“We want to celebrate the audacious and relentless fight of Puerto Ricans who stood up against Ricardo Roselló,” Jose Solis said.
As the president of the Club Puertorriqueño de San Francisco, a social club for the Puerto-Rican community in San Francisco, Solis sees the resignation of Puerto Rican Gov. Ricardo Roselló, which is effective on Friday, as a chance to bring people together.
He organized a free “cheers to victory” event Saturday on Mission Street in Bernal Heights, and hopes that the hundred people he expects will “show the force” and demonstrate support.
The gathering is expected to draw people from around the Bay Area. Solis had previously planned the event for Friday, but rescheduled to Saturday for a better turnout after many Puerto-Ricans told him it was too complicated to drive in San Francisco on a Friday.
“It’s amazing. Our people are waking up in such a wonderful and decisive way. We took so much shit for so many years and now it’s over,” said Erwin Calderon, 61, a chemist at Pax Lab, who plans to attend Saturday’s celebration.
Calderon flew to Puerto Rico on July 17th, the day Puerto Rico’s Center for Investigative Journalism published leaked Telegram messages revealing Roselló’s homophobic and misogynistic messages about politicians, journalists and celebrities. He also took part in the subsequent demonstrations before leaving on July 22nd.
“When a governor tells that someone is a whore and jokes about it, we cannot stand it. That was the trigger,” said Calderon, referring to how Roselló described City Council Speaker Melissa Mark-Viverito in a leaked Telegram message.
Pressured by the throngs of demonstrations, Roselló agreed to resign on Wednesday July 24th, effective on August 2nd.
The celebration event at the Club Puertorriqueño de San Francisco is the next in a series of past meetings and demonstrations in support of Governor Ricardo Roselló’s resignation in the Bay Area.
Around 50 Puerto-Ricans from the Bay Area also celebrated last Saturday at a potluck picnic in Oakland. Many of those attending said they had never seen such a unified crowd.
Denise Solis Cepeda, a member of the Bay Area for a sustainable Puerto Rico, called for support from the Puerto Ricans in the Bay Area.
“Our people achieved an incredible victory.
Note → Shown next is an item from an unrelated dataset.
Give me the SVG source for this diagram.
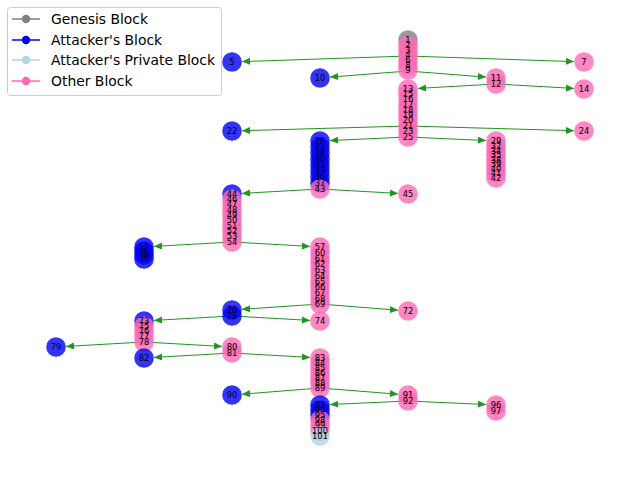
<svg xmlns="http://www.w3.org/2000/svg" width="640" height="480" viewBox="0 0 640 480">
<style>
  .node circle { r: 9.8; fill-opacity: 0.8; }
  .g circle { fill: #808080; }
  .a circle { fill: #0000ff; }
  .p circle { fill: #add8e6; }
  .o circle { fill: #ff69b4; }
  .labels text { font-family: "DejaVu Sans", sans-serif; font-size: 8.3px; text-anchor: middle; dominant-baseline: central; fill: #000; }
  .edges line { stroke: #1f961f; stroke-width: 1; marker-end: url(#arrow); }
  .legend text { font-family: "DejaVu Sans", sans-serif; font-size: 13.9px; fill: #000; }
  .legend line { stroke-width: 1.5; }
</style>
<defs>
  <marker id="arrow" markerUnits="userSpaceOnUse" markerWidth="9" markerHeight="8" refX="8" refY="3.5" orient="auto">
    <path d="M0,0 L8,3.5 L0,7 z" fill="#1f961f"/>
  </marker>
</defs>
<rect width="640" height="480" fill="#fff"/>

<!-- fork connectors, drawn beneath the blocks -->
<g id="connectors" class="edges">
  <line x1="408" y1="56" x2="242" y2="61.6"/>
  <line x1="408" y1="56" x2="574" y2="61.6"/>
  <line x1="408" y1="71" x2="330" y2="77.1"/>
  <line x1="408" y1="71" x2="486" y2="77.1"/>
  <line x1="496" y1="84" x2="418" y2="88.4"/>
  <line x1="496" y1="84" x2="574" y2="88.4"/>
  <line x1="408" y1="126" x2="242" y2="130.7"/>
  <line x1="408" y1="126" x2="574" y2="130.7"/>
  <line x1="408" y1="137" x2="330" y2="140.5"/>
  <line x1="408" y1="137" x2="486" y2="140.5"/>
  <line x1="320" y1="189" x2="242" y2="193.4"/>
  <line x1="320" y1="189" x2="398" y2="193.4"/>
  <line x1="232" y1="242" x2="154" y2="246.4"/>
  <line x1="232" y1="242" x2="310" y2="246.4"/>
  <line x1="320" y1="304" x2="242" y2="309.3"/>
  <line x1="320" y1="304" x2="398" y2="310.2"/>
  <line x1="232" y1="316" x2="154" y2="320.4"/>
  <line x1="232" y1="316" x2="310" y2="320.4"/>
  <line x1="144" y1="342" x2="66" y2="346.4"/>
  <line x1="144" y1="342" x2="222" y2="346.4"/>
  <line x1="232" y1="353" x2="154" y2="357.4"/>
  <line x1="232" y1="353" x2="310" y2="357.4"/>
  <line x1="320" y1="388" x2="242" y2="394.2"/>
  <line x1="320" y1="388" x2="398" y2="394.2"/>
  <line x1="408" y1="401" x2="330" y2="404.5"/>
  <line x1="408" y1="401" x2="486" y2="404.5"/>
</g>

<!-- blocks, in creation order -->
<g id="n1" class="node g"><circle cx="408" cy="40"/></g>
<g id="n2" class="node o"><circle cx="408" cy="45"/></g>
<g id="n3" class="node o"><circle cx="408" cy="50"/></g>
<g id="n4" class="node o"><circle cx="408" cy="55"/></g>
<g id="n5" class="node a"><circle cx="232" cy="62"/></g>
<g id="n6" class="node o"><circle cx="408" cy="60"/></g>
<g id="n7" class="node o"><circle cx="584" cy="62"/></g>
<g id="n8" class="node o"><circle cx="408" cy="65"/></g>
<g id="n9" class="node o"><circle cx="408" cy="70"/></g>
<g id="n10" class="node a"><circle cx="320" cy="78"/></g>
<g id="n11" class="node o"><circle cx="496" cy="78"/></g>
<g id="n12" class="node o"><circle cx="496" cy="84"/></g>
<g id="n13" class="node o"><circle cx="408" cy="89"/></g>
<g id="n14" class="node o"><circle cx="584" cy="89"/></g>
<g id="n15" class="node o"><circle cx="408" cy="94"/></g>
<g id="n16" class="node o"><circle cx="408" cy="99"/></g>
<g id="n17" class="node o"><circle cx="408" cy="105"/></g>
<g id="n18" class="node o"><circle cx="408" cy="110"/></g>
<g id="n19" class="node o"><circle cx="408" cy="115"/></g>
<g id="n20" class="node o"><circle cx="408" cy="120"/></g>
<g id="n21" class="node o"><circle cx="408" cy="126"/></g>
<g id="n22" class="node a"><circle cx="232" cy="131"/></g>
<g id="n23" class="node o"><circle cx="408" cy="131"/></g>
<g id="n24" class="node o"><circle cx="584" cy="131"/></g>
<g id="n25" class="node o"><circle cx="408" cy="137"/></g>
<g id="n26" class="node a"><circle cx="320" cy="141"/></g>
<g id="n27" class="node a"><circle cx="320" cy="147"/></g>
<g id="n28" class="node a"><circle cx="320" cy="153"/></g>
<g id="n29" class="node o"><circle cx="496" cy="141"/></g>
<g id="n30" class="node a"><circle cx="320" cy="159"/></g>
<g id="n31" class="node a"><circle cx="320" cy="165"/></g>
<g id="n32" class="node o"><circle cx="496" cy="146"/></g>
<g id="n33" class="node a"><circle cx="320" cy="171"/></g>
<g id="n34" class="node o"><circle cx="496" cy="151"/></g>
<g id="n35" class="node o"><circle cx="496" cy="155"/></g>
<g id="n36" class="node a"><circle cx="320" cy="177"/></g>
<g id="n37" class="node a"><circle cx="320" cy="183"/></g>
<g id="n38" class="node o"><circle cx="496" cy="160"/></g>
<g id="n39" class="node o"><circle cx="496" cy="164"/></g>
<g id="n40" class="node o"><circle cx="496" cy="169"/></g>
<g id="n41" class="node o"><circle cx="496" cy="173"/></g>
<g id="n42" class="node o"><circle cx="496" cy="178"/></g>
<g id="n43" class="node o"><circle cx="320" cy="189"/></g>
<g id="n44" class="node a"><circle cx="232" cy="194"/></g>
<g id="n45" class="node o"><circle cx="408" cy="194"/></g>
<g id="n46" class="node o"><circle cx="232" cy="199"/></g>
<g id="n47" class="node o"><circle cx="232" cy="204"/></g>
<g id="n48" class="node o"><circle cx="232" cy="210"/></g>
<g id="n49" class="node o"><circle cx="232" cy="215"/></g>
<g id="n50" class="node o"><circle cx="232" cy="220"/></g>
<g id="n51" class="node o"><circle cx="232" cy="226"/></g>
<g id="n52" class="node o"><circle cx="232" cy="231"/></g>
<g id="n53" class="node o"><circle cx="232" cy="236"/></g>
<g id="n54" class="node o"><circle cx="232" cy="242"/></g>
<g id="n55" class="node a"><circle cx="144" cy="247"/></g>
<g id="n56" class="node a"><circle cx="144" cy="251"/></g>
<g id="n57" class="node o"><circle cx="320" cy="247"/></g>
<g id="n58" class="node a"><circle cx="144" cy="255"/></g>
<g id="n59" class="node a"><circle cx="144" cy="259"/></g>
<g id="n60" class="node o"><circle cx="320" cy="253"/></g>
<g id="n61" class="node o"><circle cx="320" cy="259"/></g>
<g id="n62" class="node o"><circle cx="320" cy="264"/></g>
<g id="n63" class="node o"><circle cx="320" cy="270"/></g>
<g id="n64" class="node o"><circle cx="320" cy="276"/></g>
<g id="n65" class="node o"><circle cx="320" cy="282"/></g>
<g id="n66" class="node o"><circle cx="320" cy="287"/></g>
<g id="n67" class="node o"><circle cx="320" cy="293"/></g>
<g id="n68" class="node o"><circle cx="320" cy="299"/></g>
<g id="n69" class="node o"><circle cx="320" cy="304"/></g>
<g id="n70" class="node a"><circle cx="232" cy="310"/></g>
<g id="n71" class="node a"><circle cx="232" cy="316"/></g>
<g id="n72" class="node o"><circle cx="408" cy="311"/></g>
<g id="n73" class="node a"><circle cx="144" cy="321"/></g>
<g id="n74" class="node o"><circle cx="320" cy="321"/></g>
<g id="n75" class="node o"><circle cx="144" cy="326"/></g>
<g id="n76" class="node o"><circle cx="144" cy="331"/></g>
<g id="n77" class="node o"><circle cx="144" cy="336"/></g>
<g id="n78" class="node o"><circle cx="144" cy="342"/></g>
<g id="n79" class="node a"><circle cx="56" cy="347"/></g>
<g id="n80" class="node o"><circle cx="232" cy="347"/></g>
<g id="n81" class="node o"><circle cx="232" cy="353"/></g>
<g id="n82" class="node a"><circle cx="144" cy="358"/></g>
<g id="n83" class="node o"><circle cx="320" cy="358"/></g>
<g id="n84" class="node o"><circle cx="320" cy="363"/></g>
<g id="n85" class="node o"><circle cx="320" cy="368"/></g>
<g id="n86" class="node o"><circle cx="320" cy="373"/></g>
<g id="n87" class="node o"><circle cx="320" cy="378"/></g>
<g id="n88" class="node o"><circle cx="320" cy="383"/></g>
<g id="n89" class="node o"><circle cx="320" cy="388"/></g>
<g id="n90" class="node a"><circle cx="232" cy="395"/></g>
<g id="n91" class="node o"><circle cx="408" cy="395"/></g>
<g id="n92" class="node o"><circle cx="408" cy="401"/></g>
<g id="n93" class="node a"><circle cx="320" cy="405"/></g>
<g id="n94" class="node a"><circle cx="320" cy="410"/></g>
<g id="n95" class="node a"><circle cx="320" cy="415"/></g>
<g id="n96" class="node o"><circle cx="496" cy="405"/></g>
<g id="n97" class="node o"><circle cx="496" cy="411"/></g>
<g id="n98" class="node o"><circle cx="320" cy="420"/></g>
<g id="n99" class="node o"><circle cx="320" cy="425"/></g>
<g id="n100" class="node o"><circle cx="320" cy="431"/></g>
<g id="n101" class="node p"><circle cx="320" cy="436"/></g>

<!-- block numbers, drawn above every block -->
<g id="labels" class="labels">
  <text x="408" y="40">1</text>
  <text x="408" y="45">2</text>
  <text x="408" y="50">3</text>
  <text x="408" y="55">4</text>
  <text x="232" y="62">5</text>
  <text x="408" y="60">6</text>
  <text x="584" y="62">7</text>
  <text x="408" y="65">8</text>
  <text x="408" y="70">9</text>
  <text x="320" y="78">10</text>
  <text x="496" y="78">11</text>
  <text x="496" y="84">12</text>
  <text x="408" y="89">13</text>
  <text x="584" y="89">14</text>
  <text x="408" y="94">15</text>
  <text x="408" y="99">16</text>
  <text x="408" y="105">17</text>
  <text x="408" y="110">18</text>
  <text x="408" y="115">19</text>
  <text x="408" y="120">20</text>
  <text x="408" y="126">21</text>
  <text x="232" y="131">22</text>
  <text x="408" y="131">23</text>
  <text x="584" y="131">24</text>
  <text x="408" y="137">25</text>
  <text x="320" y="141">26</text>
  <text x="320" y="147">27</text>
  <text x="320" y="153">28</text>
  <text x="496" y="141">29</text>
  <text x="320" y="159">30</text>
  <text x="320" y="165">31</text>
  <text x="496" y="146">32</text>
  <text x="320" y="171">33</text>
  <text x="496" y="151">34</text>
  <text x="496" y="155">35</text>
  <text x="320" y="177">36</text>
  <text x="320" y="183">37</text>
  <text x="496" y="160">38</text>
  <text x="496" y="164">39</text>
  <text x="496" y="169">40</text>
  <text x="496" y="173">41</text>
  <text x="496" y="178">42</text>
  <text x="320" y="189">43</text>
  <text x="232" y="194">44</text>
  <text x="408" y="194">45</text>
  <text x="232" y="199">46</text>
  <text x="232" y="204">47</text>
  <text x="232" y="210">48</text>
  <text x="232" y="215">49</text>
  <text x="232" y="220">50</text>
  <text x="232" y="226">51</text>
  <text x="232" y="231">52</text>
  <text x="232" y="236">53</text>
  <text x="232" y="242">54</text>
  <text x="144" y="247">55</text>
  <text x="144" y="251">56</text>
  <text x="320" y="247">57</text>
  <text x="144" y="255">58</text>
  <text x="144" y="259">59</text>
  <text x="320" y="253">60</text>
  <text x="320" y="259">61</text>
  <text x="320" y="264">62</text>
  <text x="320" y="270">63</text>
  <text x="320" y="276">64</text>
  <text x="320" y="282">65</text>
  <text x="320" y="287">66</text>
  <text x="320" y="293">67</text>
  <text x="320" y="299">68</text>
  <text x="320" y="304">69</text>
  <text x="232" y="310">70</text>
  <text x="232" y="316">71</text>
  <text x="408" y="311">72</text>
  <text x="144" y="321">73</text>
  <text x="320" y="321">74</text>
  <text x="144" y="326">75</text>
  <text x="144" y="331">76</text>
  <text x="144" y="336">77</text>
  <text x="144" y="342">78</text>
  <text x="56" y="347">79</text>
  <text x="232" y="347">80</text>
  <text x="232" y="353">81</text>
  <text x="144" y="358">82</text>
  <text x="320" y="358">83</text>
  <text x="320" y="363">84</text>
  <text x="320" y="368">85</text>
  <text x="320" y="373">86</text>
  <text x="320" y="378">87</text>
  <text x="320" y="383">88</text>
  <text x="320" y="388">89</text>
  <text x="232" y="395">90</text>
  <text x="408" y="395">91</text>
  <text x="408" y="401">92</text>
  <text x="320" y="405">93</text>
  <text x="320" y="410">94</text>
  <text x="320" y="415">95</text>
  <text x="496" y="405">96</text>
  <text x="496" y="411">97</text>
  <text x="320" y="420">98</text>
  <text x="320" y="425">99</text>
  <text x="320" y="431">100</text>
  <text x="320" y="436">101</text>
</g>

<!-- legend -->
<g id="legend" class="legend">
  <rect x="7.5" y="7.5" width="214" height="88" rx="3" fill="#fff" fill-opacity="0.8" stroke="#cccccc"/>
  <line x1="12" y1="19" x2="40" y2="19" stroke="#808080"/><circle cx="26" cy="19" r="4.2" fill="#808080"/>
  <text x="51" y="24">Genesis Block</text>
  <line x1="12" y1="40" x2="40" y2="40" stroke="#0000ff"/><circle cx="26" cy="40" r="4.2" fill="#0000ff"/>
  <text x="51" y="45">Attacker's Block</text>
  <line x1="12" y1="60" x2="40" y2="60" stroke="#add8e6"/><circle cx="26" cy="60" r="4.2" fill="#add8e6"/>
  <text x="51" y="65">Attacker's Private Block</text>
  <line x1="12" y1="81" x2="40" y2="81" stroke="#ff69b4"/><circle cx="26" cy="81" r="4.2" fill="#ff69b4"/>
  <text x="51" y="86">Other Block</text>
</g>
</svg>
We are here and we are not going anywhere,” said Solis Cepeda in an introduction to her speech.
She also demonstrated in front of City Hall in San Francisco to demand Roselló’s resignation on July 17th, and the day after at Lake Merritt in Oakland along with other Puerto-Ricans.
“We could feel the passion in the streets,” remembers Melba Maldonado, La Raza Community Resource Center Executive Center, who also took part in the protest at City Hall.
Carmen Melindez-Lugo, a 56-year-old medical interpreter and a former member of the Club Puertorriqueño de San Francisco, said the push for unification is revivifying after she felt “alienated” by years of shrinking involvement in the Bay Area
“This movement is different,” said Katherine Adames-Rodriguez, 37, a teacher in Oakland and an activist for 15 years.
Even 3,600 miles away, Solis Cepeda argued she has a role in the near future of the island and will “pressure our government leader.”
“The resignation was the first step,” said Solis Cepeda.
A “Solidarity and Spirit Celebration” will take place Saturday, Aug. 3, 2019 at 3 p.m. at 3249 A Mission St. The event is free, and those attending are encouraged to bring a dish to share.